4. Assistência Social

Os governos municipais, estaduais e federal devem garantir renda mínima para as pessoas desempregadas, trabalhadores informais e pessoas com a infecção, enquanto durar essa crise. E integrar familiares com crianças e idosos com mais de 60 anos ao Benefício de Prestação Continuada (BPC) da Lei Orgânica da Assistência Social (LOAS).

Apoiar pequenos comércios e empreendimentos locais, bares, quitandas, lojinhas, barracas de vendas informais, profissionais autônomos e MEIs, com auxílios “a fundo perdido”, enquanto durar a crise.

Garantir o abastecimento de alimentação a população oferecendo suporte técnico e financeiro a produção da agricultura familiar, agroecológica, quilombola e tradicional.

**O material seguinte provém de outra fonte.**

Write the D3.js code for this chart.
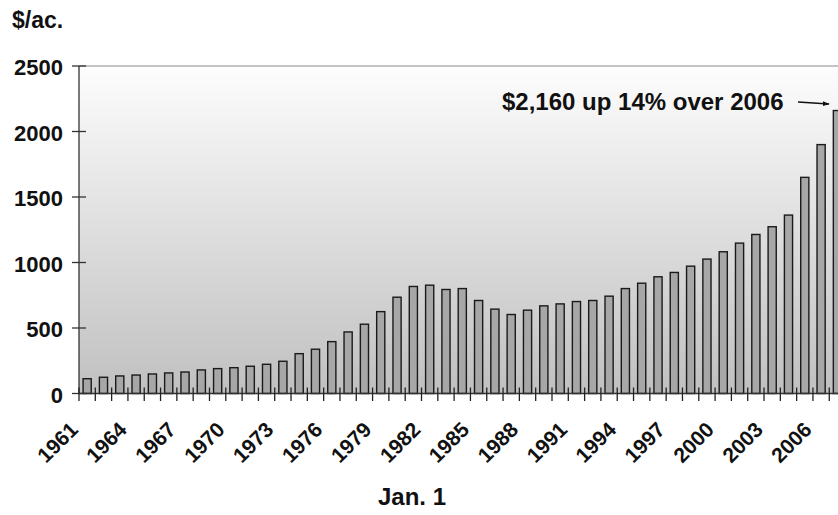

Para a população de rua, é necessário assegurar: espaços para higienização (banheiros públicos abertos e gratuitos com torneiras e sabão para higienização do corpo e das mãos); entrega regular de água potável em garrafas descartáveis; manter restaurantes populares abertos com horário mais amplo e entrega do alimento em sacolas; e material informativo/educativo, de preferência ilustrado, com as informações para prevenção e locais de atendimento no caso de pessoas com sintomas de contaminação.

Esperamos que nossas demandas sejam encaradas com a devida importância, tendo em vista que a população negra constitui hoje cerca de 54% da população total do Brasil. Não será possível superar os perigos impostos pela pandemia do Coronavírus, se não forem tomadas medidas que levem em conta as desigualdades no acesso a direitos e serviços que marcam o cotidiano dessa população. É dever do Estado assegurar plenos direitos a todos e todas, e nós esperamos com essas proposições estar colaborando para que essa missão constitucional seja cumprida.

Parem o genocídio da população negra!